At the same time, teachers have begun exploring how AI can reduce administrative workload and free up more time for what teaching should really be about; planning excellent lessons and building transformative relationships.

A shift back to what matters most

One of the most interesting consequences of AI is that it may push the best schools to become more human, not less

For many years, schools have relied heavily on finished products such as essays, reports, and presentations. But if technology can generate plausible answers, then the output alone becomes a less reliable indicator of understanding.

Instead, we are placing greater emphasis on:

  • How students think, not just what they produce
  • Their ability to explain, justify and reflect
  • Their capacity to apply knowledge in unfamiliar contexts

This should mean more discussion, more questioning, and more authentic problem-solving.

Crucially, it also reinforces the importance of teachers’ expertise and relationships. Teachers know who their students, how they think, where they struggle, and what genuine understanding looks like are best placed to drive pupils to achieve their potential.

The real opportunity: personalisation

For all the hype around AI, not all applications are equally valuable in education. What is genuinely exciting is its potential to tackle one of education’s oldest challenges: personalisation.

Every teacher knows that students learn at different speeds, begin at different starting points and respond to different types of support. We have lots of data to support identification of those differences, but until now, responding to that diversity with even the small class sizes that QE will support is a challenge, for even the best teachers.

AI offers the possibility of immediate, tailored explanations, extension for students ready to go further and improved support for those with inclusion needs through rapidly designed and bespoke resources. It is not a ‘silver bullet’, but it may help us move closer to ensuring that every child receives the challenge and support they need to flourish.

The risk: “Cognitive Debt”

One risk of AI that has resonated strongly with me is that known as “cognitive debt.”, a term coined by researchers who recently published a paper about the impact of over-reliance on AI. It describes what happens when we outsource too much of our thinking to AI tools.

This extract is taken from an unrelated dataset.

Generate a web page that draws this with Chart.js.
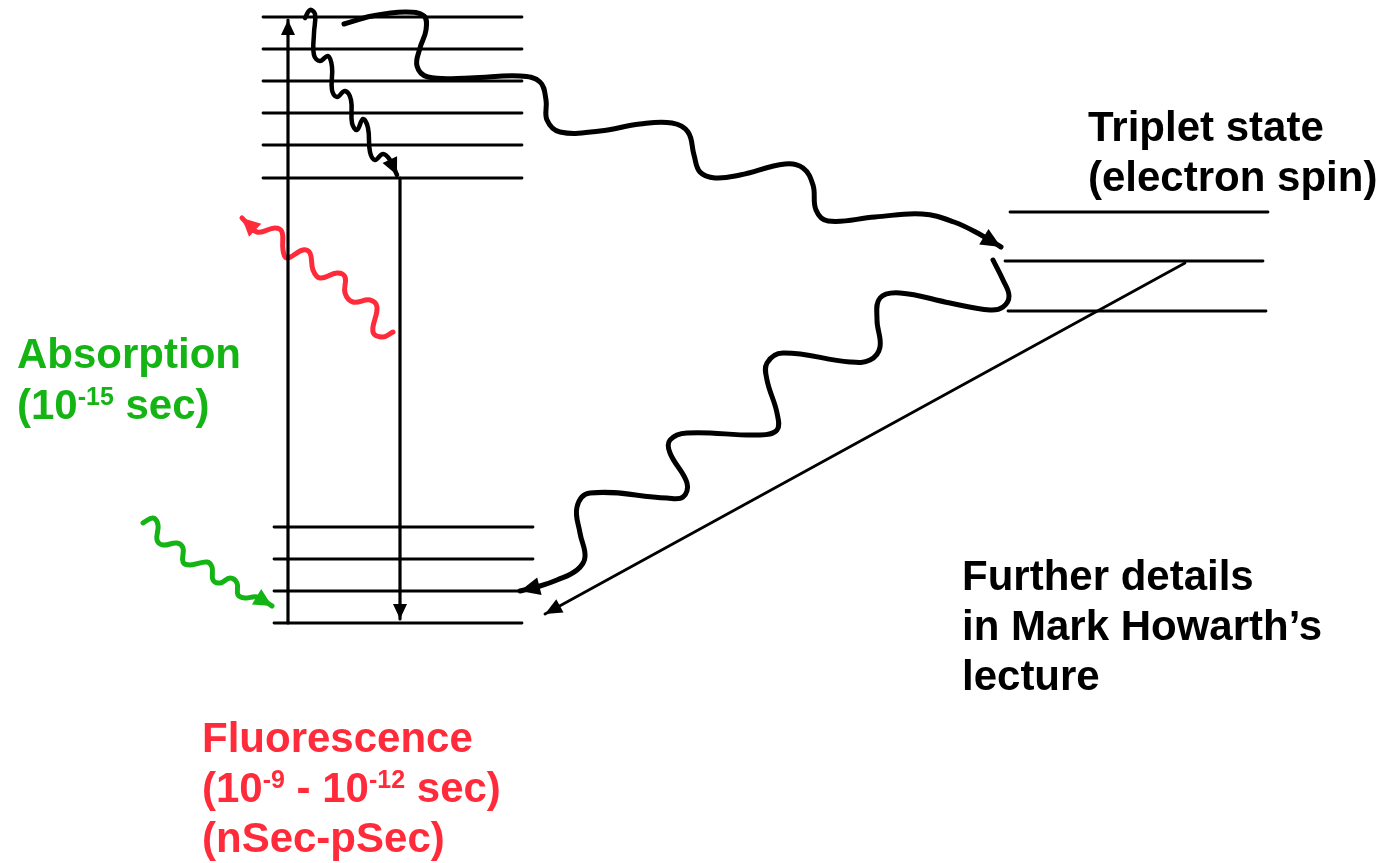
<!DOCTYPE html>
<html>
<head>
<meta charset="utf-8">
<script src="https://cdn.jsdelivr.net/npm/chart.js@4/dist/chart.umd.min.js"></script>
<style>
  html, body { margin: 0; padding: 0; background: #fff; }
  #chart { display: block; }
</style>
</head>
<body>
<canvas id="chart" width="1389" height="863"></canvas>
<script>
// diagram space == picture space (x right, y down)
var W = 1389, H = 863;

var GREEN = '#14b414';
var RED = '#ff2a3a';
var BLACK = '#000';

// energy levels
var singletLevelsY = [17, 49, 81, 113, 145, 178];
var singletX = [263, 522];
var groundLevelsY = [527, 559, 591, 623];
var groundEndX = [533, 533, 522, 522];
var groundStartX = 274;
var tripletLevelsY = [212, 261, 311];
var tripletStartX = [1010, 1005, 1008];
var tripletEndX = [1268, 1263, 1266];

// straight transitions
var absorptionArrow = [[288, 623], [288, 20]];
var fluorescenceArrow = [[400, 178], [400, 619]];
var phosphorescenceArrow = [[1185, 263], [545, 614]];

// wavy transitions
var internalConversion = [[305, 18], [310, 10], [315, 14], [314, 33], [314, 55], [320, 61], [328, 56],
  [332, 67], [332, 90], [337, 97], [345, 91], [351, 100], [352, 123], [357, 130], [363, 119],
  [368, 128], [370, 152], [375, 160], [383, 154], [390, 160], [397, 175]];

var intersystemCrossing = [[344, 24], [372, 16], [405, 12], [424, 16], [426, 30], [420, 48],
  [417, 66], [428, 77], [470, 78], [520, 76], [540, 82], [546, 100], [547, 120], [560, 132],
  [600, 131], [640, 124], [672, 123], [688, 132], [694, 155], [700, 172], [715, 178],
  [740, 175], [785, 164], [803, 168], [813, 185], [816, 210], [828, 221], [875, 217],
  [922, 214], [954, 222], [981, 235], [1001, 247]];

var reverseCrossing = [[993, 260], [1003, 280], [1009, 296], [1003, 307], [990, 310],
  [950, 303], [900, 293], [880, 298], [877, 320], [880, 347], [870, 360], [850, 362],
  [783, 353], [767, 363], [767, 380], [777, 413], [777, 430], [760, 435], [687, 433],
  [670, 440], [670, 453], [687, 483], [683, 497], [667, 498], [590, 493], [577, 507],
  [580, 533], [585, 557], [577, 570], [557, 580], [540, 586], [520, 591]];

var emittedPhoton = [[393, 332], [383, 337], [373, 332], [377, 307], [370, 300], [353, 302],
  [345, 293], [345, 277], [337, 273], [320, 278], [313, 270], [310, 253], [303, 250],
  [287, 258], [283, 250], [282, 232], [275, 228], [257, 232], [242, 218]];

var absorbedPhoton = [[143, 523], [153, 518], [158, 525], [157, 540], [163, 545], [177, 543],
  [183, 548], [183, 562], [190, 565], [207, 562], [212, 567], [213, 580], [220, 583],
  [230, 578], [237, 583], [238, 595], [245, 598], [257, 597], [272, 606]];

// labels: each line is a list of [text, isSuperscript]
var labelLines = [
  { x: 17, y: 368, color: GREEN, parts: [['Absorption', false]] },
  { x: 17, y: 419, color: GREEN, parts: [['(10', false], ['-15', true], [' sec)', false]] },
  { x: 202, y: 752, color: RED, parts: [['Fluorescence', false]] },
  { x: 202, y: 802, color: RED, parts: [['(10', false], ['-9', true], [' - 10', false], ['-12', true], [' sec)', false]] },
  { x: 202, y: 852, color: RED, parts: [['(nSec-pSec)', false]] },
  { x: 1088, y: 141, color: BLACK, parts: [['Triplet state', false]] },
  { x: 1088, y: 191, color: BLACK, parts: [['(electron spin)', false]] },
  { x: 962, y: 590, color: BLACK, parts: [['Further details', false]] },
  { x: 962, y: 640, color: BLACK, parts: [['in Mark Howarth\u2019s', false]] },
  { x: 962, y: 690, color: BLACK, parts: [['lecture', false]] }
];

function pts(list) {
  return list.map(function(p) { return { x: p[0], y: p[1] }; });
}

function lineSet(list, color, width, arrow, tension) {
  return {
    data: pts(list),
    showLine: true,
    borderColor: color,
    borderWidth: width,
    pointRadius: 0,
    tension: tension || 0,
    borderCapStyle: 'round',
    borderJoinStyle: 'round',
    clip: false,
    arrow: arrow || null
  };
}

var datasets = [];

singletLevelsY.forEach(function(y) {
  datasets.push(lineSet([[singletX[0], y], [singletX[1], y]], BLACK, 2.8));
});
groundLevelsY.forEach(function(y, i) {
  datasets.push(lineSet([[groundStartX, y], [groundEndX[i], y]], BLACK, 2.8));
});
tripletLevelsY.forEach(function(y, i) {
  datasets.push(lineSet([[tripletStartX[i], y], [tripletEndX[i], y]], BLACK, 2.8));
});

datasets.push(lineSet(absorptionArrow, BLACK, 3.2, { len: 15, half: 7 }));
datasets.push(lineSet(fluorescenceArrow, BLACK, 3.2, { len: 15, half: 7 }));
datasets.push(lineSet(phosphorescenceArrow, BLACK, 2.8, { len: 17, half: 7.5 }));
datasets.push(lineSet(internalConversion, BLACK, 4.5, { len: 17, half: 8 }, 0.4));
datasets.push(lineSet(intersystemCrossing, BLACK, 5, { len: 20, half: 9 }, 0.4));
datasets.push(lineSet(reverseCrossing, BLACK, 5, { len: 20, half: 9 }, 0.4));
datasets.push(lineSet(emittedPhoton, RED, 5, { len: 18, half: 9 }, 0.4));
datasets.push(lineSet(absorbedPhoton, GREEN, 5, { len: 18, half: 9 }, 0.4));

// arrowheads on the last point of a dataset
var arrowPlugin = {
  id: 'arrowheads',
  afterDatasetsDraw: function(chart) {
    var ctx = chart.ctx;
    chart.data.datasets.forEach(function(ds, i) {
      if (!ds.arrow) return;
      var els = chart.getDatasetMeta(i).data;
      var tip = els[els.length - 1];
      var prev = els[els.length - 2];
      var ang = Math.atan2(tip.y - prev.y, tip.x - prev.x);
      var L = ds.arrow.len, h = ds.arrow.half;
      ctx.save();
      ctx.translate(tip.x, tip.y);
      ctx.rotate(ang);
      ctx.fillStyle = ds.borderColor;
      ctx.beginPath();
      ctx.moveTo(0, 0);
      ctx.lineTo(-L, -h);
      ctx.lineTo(-L, h);
      ctx.closePath();
      ctx.fill();
      ctx.restore();
    });
  }
};

var labelPlugin = {
  id: 'labels',
  afterDraw: function(chart) {
    var ctx = chart.ctx;
    var xs = chart.scales.x, ys = chart.scales.y;
    ctx.save();
    ctx.textBaseline = 'alphabetic';
    ctx.textAlign = 'left';
    labelLines.forEach(function(l) {
      var x = xs.getPixelForValue(l.x);
      var y = ys.getPixelForValue(l.y);
      ctx.fillStyle = l.color;
      l.parts.forEach(function(p) {
        if (p[1]) {
          ctx.font = 'bold 25px "Liberation Sans", Arial, sans-serif';
          ctx.fillText(p[0], x, y - 14);
        } else {
          ctx.font = 'bold 42px "Liberation Sans", Arial, sans-serif';
          ctx.fillText(p[0], x, y);
        }
        x += ctx.measureText(p[0]).width;
      });
    });
    ctx.restore();
  }
};

new Chart(document.getElementById('chart'), {
  type: 'scatter',
  data: { datasets: datasets },
  options: {
    responsive: false,
    animation: false,
    layout: { padding: 0 },
    plugins: { legend: { display: false }, tooltip: { enabled: false } },
    scales: {
      x: { type: 'linear', min: 0, max: W, display: false },
      y: { type: 'linear', min: 0, max: H, reverse: true, display: false }
    }
  },
  plugins: [arrowPlugin, labelPlugin]
});
</script>
</body>
</html>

If students rely on AI to do the hard thinking for them, they may, retain less understanding, develop weaker problem-solving skills and miss out on the intellectual struggle that builds deep learning (and which is the absolute core of the QE teaching and learning experience)

Our team are totally focused on the importance of ensuring that children are “comfortably stuck.” Real learning happens through challenge, effort and persistence, not convenience.

The key question for facing educators is how do we use AI to enhance human capability without weakening it?

Preparing students for a world that is already here

In the UAE, there has been clear recognition of AI’s importance, and schools have not had the luxury of ignoring it. We must teach students how to use these tools, but to teach them the important skill of discernment, so that they can understand when AI is useful and when it is not, what its limitations and risks are, and, most importantly, the importance of independent thinkers. QE’s mission, to develop confident, able, and Responsible free-thinking scholars, is so well designed to tackle this challenge!

Looking ahead with confidence

It is impossible to predict exactly how artificial intelligence will reshape the world our students will inherit, but our task is to ensure that as technology becomes more powerful, young people continue to develop the qualities that matter most: curiosity, resilience, judgement and integrity.

Building update

Progress continues apace, with the first school signage being installed on the exterior, and the work on the school’s reception coming close to completion. Importantly, this is where the parent café will be, and I can’t wait to share an americano with members of our founding community in there soon.